» EXERCISE
Exclude images, then output the remaining data verbatim.

────────────────────

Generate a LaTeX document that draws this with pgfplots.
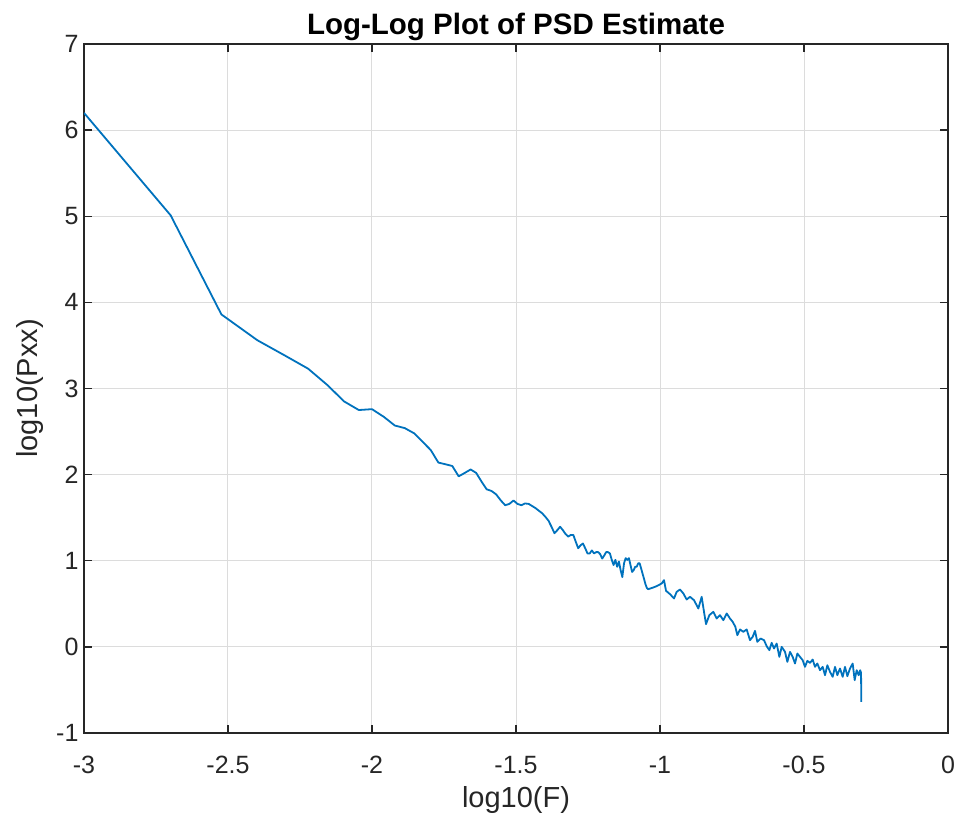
\documentclass[border=0pt]{standalone}
\usepackage{fontspec}
\setmainfont{Liberation Sans}
\usepackage{pgfplots}
\pgfplotsset{compat=1.18}
\definecolor{mblue}{rgb}{0,0.447,0.741}
\definecolor{axgray}{HTML}{262626}
\definecolor{gridgray}{HTML}{DCDCDC}
\begin{document}
\begin{tikzpicture}[x=1pt,y=1pt]
\path[use as bounding box] (-84,-88) rectangle (878,733);
\begin{axis}[
  at={(0,0)}, anchor=south west,
  scale only axis,
  width=864pt, height=689pt,
  xmin=-3, xmax=0, ymin=-1, ymax=7,
  xtick={-3,-2.5,...,0}, ytick={-1,0,...,7},
  xticklabels={-3,-2.5,-2,-1.5,-1,-0.5,0},
  yticklabels={-1,0,1,2,3,4,5,6,7},
  grid=major,
  major grid style={gridgray, line width=1pt},
  axis line style={axgray, line width=1.3pt},
  tick style={axgray, line width=1.3pt},
  major tick length=8pt,
  tick align=inside,
  ticklabel style={font=\fontsize{25}{30}\selectfont, text=axgray},
  xticklabel style={yshift=-20pt},
  yticklabel style={xshift=-2pt},
  xlabel={log10(F)}, ylabel={log10(Pxx)},
  label style={font=\fontsize{29}{34}\selectfont, text=axgray},
  xlabel style={at={(axis description cs:0.5,-0.0972)}, anchor=center},
  ylabel style={at={(axis description cs:-0.0625,0.5)}, anchor=center},
  title={\bfseries Log-Log Plot of PSD Estimate},
  title style={font=\fontsize{29.5}{35}\selectfont, yshift=-6pt},
]
\addplot[mblue, line width=1.8pt, line join=round] coordinates {
(-3.0000,6.20) (-2.6990,5.01) (-2.5229,3.86) (-2.3979,3.56) (-2.3010,3.38)
(-2.2218,3.23) (-2.1549,3.04) (-2.0969,2.85) (-2.0458,2.75) (-2.0000,2.76)
(-1.9586,2.67) (-1.9208,2.57) (-1.8861,2.54) (-1.8539,2.48) (-1.8239,2.38)
(-1.7959,2.285) (-1.7696,2.14) (-1.7447,2.12) (-1.7212,2.10) (-1.6990,1.98)
(-1.6778,2.02) (-1.6576,2.06) (-1.6383,2.02) (-1.6198,1.92) (-1.6021,1.83)
(-1.5850,1.81) (-1.5686,1.77) (-1.5528,1.70) (-1.5376,1.645) (-1.5229,1.66)
(-1.5086,1.70) (-1.4949,1.66) (-1.4815,1.645) (-1.4685,1.665) (-1.4559,1.66)
(-1.4437,1.635) (-1.4318,1.61) (-1.4202,1.58) (-1.4089,1.55) (-1.3979,1.51)
(-1.3872,1.465) (-1.3768,1.395) (-1.3665,1.32) (-1.3565,1.355) (-1.3468,1.395)
(-1.3372,1.355) (-1.3279,1.31) (-1.3188,1.28) (-1.3098,1.30) (-1.3010,1.30)
(-1.2924,1.22) (-1.2840,1.145) (-1.2757,1.18) (-1.2676,1.20) (-1.2596,1.145)
(-1.2518,1.085) (-1.2441,1.085) (-1.2366,1.12) (-1.2291,1.085) (-1.2218,1.10)
(-1.2147,1.10) (-1.2076,1.076) (-1.2007,1.025) (-1.1938,1.06) (-1.1871,1.10)
(-1.1805,1.10) (-1.1739,1.085) (-1.1675,1.01) (-1.1612,0.95) (-1.1549,1.01)
(-1.1487,0.93) (-1.1427,0.99) (-1.1367,0.89) (-1.1308,0.81) (-1.1249,0.97)
(-1.1192,1.03) (-1.1135,1.01) (-1.1079,1.03) (-1.1024,0.95) (-1.0969,0.87)
(-1.0915,0.89) (-1.0862,0.93) (-1.0809,0.93) (-1.0757,0.97) (-1.0706,0.97)
(-1.0655,0.91) (-1.0605,0.85) (-1.0555,0.79) (-1.0506,0.73) (-1.0458,0.685)
(-1.0410,0.67) (-1.0231,0.690) (-1.0115,0.705) (-0.9942,0.736) (-0.9861,0.775)
(-0.9791,0.651) (-0.9652,0.612) (-0.9513,0.562) (-0.9421,0.639) (-0.9305,0.666)
(-0.9189,0.620) (-0.9074,0.550) (-0.8958,0.581) (-0.8819,0.542) (-0.8669,0.446)
(-0.8553,0.581) (-0.8472,0.407) (-0.8402,0.264) (-0.8287,0.368) (-0.8148,0.407)
(-0.8032,0.329) (-0.7916,0.368) (-0.7800,0.310) (-0.7685,0.388) (-0.7569,0.329)
(-0.7476,0.291) (-0.7384,0.233) (-0.7314,0.136) (-0.7222,0.202) (-0.7106,0.175)
(-0.6990,0.202) (-0.6875,0.078) (-0.6782,0.117) (-0.6701,0.186) (-0.6620,0.058)
(-0.6504,0.097) (-0.6388,0.078) (-0.6296,0.008) (-0.6203,-0.038) (-0.6122,0.047)
(-0.6041,-0.019) (-0.5949,0.039) (-0.5856,-0.116) (-0.5775,0.000) (-0.5659,-0.058)
(-0.5578,-0.174) (-0.5486,-0.058) (-0.5393,-0.116) (-0.5312,-0.193) (-0.5231,-0.077)
(-0.5138,-0.116) (-0.5046,-0.155) (-0.4965,-0.232) (-0.4884,-0.162) (-0.4791,-0.186)
(-0.4699,-0.147) (-0.4618,-0.232) (-0.4537,-0.193) (-0.4444,-0.271) (-0.4351,-0.232)
(-0.4270,-0.329) (-0.4189,-0.213) (-0.4097,-0.290) (-0.4004,-0.348) (-0.3923,-0.232)
(-0.3842,-0.329) (-0.3750,-0.251) (-0.3657,-0.348) (-0.3576,-0.232) (-0.3495,-0.340)
(-0.3402,-0.251) (-0.3310,-0.193) (-0.3240,-0.387) (-0.3171,-0.271) (-0.3101,-0.329)
(-0.3050,-0.271) (-0.3019,-0.300) (-0.30103,-0.64)
};
\end{axis}
\end{tikzpicture}
\end{document}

────────────────────

» SOLUTION TO THIS PROBLEM
Generate a LaTeX document that draws this with pgfplots.
\documentclass[border=0pt]{standalone}
\usepackage{fontspec}
\setmainfont{Liberation Sans}
\usepackage{pgfplots}
\pgfplotsset{compat=1.18}
\definecolor{mblue}{rgb}{0,0.447,0.741}
\definecolor{axgray}{HTML}{262626}
\definecolor{gridgray}{HTML}{DCDCDC}
\begin{document}
\begin{tikzpicture}[x=1pt,y=1pt]
\path[use as bounding box] (-84,-88) rectangle (878,733);
\begin{axis}[
  at={(0,0)}, anchor=south west,
  scale only axis,
  width=864pt, height=689pt,
  xmin=-3, xmax=0, ymin=-1, ymax=7,
  xtick={-3,-2.5,...,0}, ytick={-1,0,...,7},
  xticklabels={-3,-2.5,-2,-1.5,-1,-0.5,0},
  yticklabels={-1,0,1,2,3,4,5,6,7},
  grid=major,
  major grid style={gridgray, line width=1pt},
  axis line style={axgray, line width=1.3pt},
  tick style={axgray, line width=1.3pt},
  major tick length=8pt,
  tick align=inside,
  ticklabel style={font=\fontsize{25}{30}\selectfont, text=axgray},
  xticklabel style={yshift=-20pt},
  yticklabel style={xshift=-2pt},
  xlabel={log10(F)}, ylabel={log10(Pxx)},
  label style={font=\fontsize{29}{34}\selectfont, text=axgray},
  xlabel style={at={(axis description cs:0.5,-0.0972)}, anchor=center},
  ylabel style={at={(axis description cs:-0.0625,0.5)}, anchor=center},
  title={\bfseries Log-Log Plot of PSD Estimate},
  title style={font=\fontsize{29.5}{35}\selectfont, yshift=-6pt},
]
\addplot[mblue, line width=1.8pt, line join=round] coordinates {
(-3.0000,6.20) (-2.6990,5.01) (-2.5229,3.86) (-2.3979,3.56) (-2.3010,3.38)
(-2.2218,3.23) (-2.1549,3.04) (-2.0969,2.85) (-2.0458,2.75) (-2.0000,2.76)
(-1.9586,2.67) (-1.9208,2.57) (-1.8861,2.54) (-1.8539,2.48) (-1.8239,2.38)
(-1.7959,2.285) (-1.7696,2.14) (-1.7447,2.12) (-1.7212,2.10) (-1.6990,1.98)
(-1.6778,2.02) (-1.6576,2.06) (-1.6383,2.02) (-1.6198,1.92) (-1.6021,1.83)
(-1.5850,1.81) (-1.5686,1.77) (-1.5528,1.70) (-1.5376,1.645) (-1.5229,1.66)
(-1.5086,1.70) (-1.4949,1.66) (-1.4815,1.645) (-1.4685,1.665) (-1.4559,1.66)
(-1.4437,1.635) (-1.4318,1.61) (-1.4202,1.58) (-1.4089,1.55) (-1.3979,1.51)
(-1.3872,1.465) (-1.3768,1.395) (-1.3665,1.32) (-1.3565,1.355) (-1.3468,1.395)
(-1.3372,1.355) (-1.3279,1.31) (-1.3188,1.28) (-1.3098,1.30) (-1.3010,1.30)
(-1.2924,1.22) (-1.2840,1.145) (-1.2757,1.18) (-1.2676,1.20) (-1.2596,1.145)
(-1.2518,1.085) (-1.2441,1.085) (-1.2366,1.12) (-1.2291,1.085) (-1.2218,1.10)
(-1.2147,1.10) (-1.2076,1.076) (-1.2007,1.025) (-1.1938,1.06) (-1.1871,1.10)
(-1.1805,1.10) (-1.1739,1.085) (-1.1675,1.01) (-1.1612,0.95) (-1.1549,1.01)
(-1.1487,0.93) (-1.1427,0.99) (-1.1367,0.89) (-1.1308,0.81) (-1.1249,0.97)
(-1.1192,1.03) (-1.1135,1.01) (-1.1079,1.03) (-1.1024,0.95) (-1.0969,0.87)
(-1.0915,0.89) (-1.0862,0.93) (-1.0809,0.93) (-1.0757,0.97) (-1.0706,0.97)
(-1.0655,0.91) (-1.0605,0.85) (-1.0555,0.79) (-1.0506,0.73) (-1.0458,0.685)
(-1.0410,0.67) (-1.0231,0.690) (-1.0115,0.705) (-0.9942,0.736) (-0.9861,0.775)
(-0.9791,0.651) (-0.9652,0.612) (-0.9513,0.562) (-0.9421,0.639) (-0.9305,0.666)
(-0.9189,0.620) (-0.9074,0.550) (-0.8958,0.581) (-0.8819,0.542) (-0.8669,0.446)
(-0.8553,0.581) (-0.8472,0.407) (-0.8402,0.264) (-0.8287,0.368) (-0.8148,0.407)
(-0.8032,0.329) (-0.7916,0.368) (-0.7800,0.310) (-0.7685,0.388) (-0.7569,0.329)
(-0.7476,0.291) (-0.7384,0.233) (-0.7314,0.136) (-0.7222,0.202) (-0.7106,0.175)
(-0.6990,0.202) (-0.6875,0.078) (-0.6782,0.117) (-0.6701,0.186) (-0.6620,0.058)
(-0.6504,0.097) (-0.6388,0.078) (-0.6296,0.008) (-0.6203,-0.038) (-0.6122,0.047)
(-0.6041,-0.019) (-0.5949,0.039) (-0.5856,-0.116) (-0.5775,0.000) (-0.5659,-0.058)
(-0.5578,-0.174) (-0.5486,-0.058) (-0.5393,-0.116) (-0.5312,-0.193) (-0.5231,-0.077)
(-0.5138,-0.116) (-0.5046,-0.155) (-0.4965,-0.232) (-0.4884,-0.162) (-0.4791,-0.186)
(-0.4699,-0.147) (-0.4618,-0.232) (-0.4537,-0.193) (-0.4444,-0.271) (-0.4351,-0.232)
(-0.4270,-0.329) (-0.4189,-0.213) (-0.4097,-0.290) (-0.4004,-0.348) (-0.3923,-0.232)
(-0.3842,-0.329) (-0.3750,-0.251) (-0.3657,-0.348) (-0.3576,-0.232) (-0.3495,-0.340)
(-0.3402,-0.251) (-0.3310,-0.193) (-0.3240,-0.387) (-0.3171,-0.271) (-0.3101,-0.329)
(-0.3050,-0.271) (-0.3019,-0.300) (-0.30103,-0.64)
};
\end{axis}
\end{tikzpicture}
\end{document}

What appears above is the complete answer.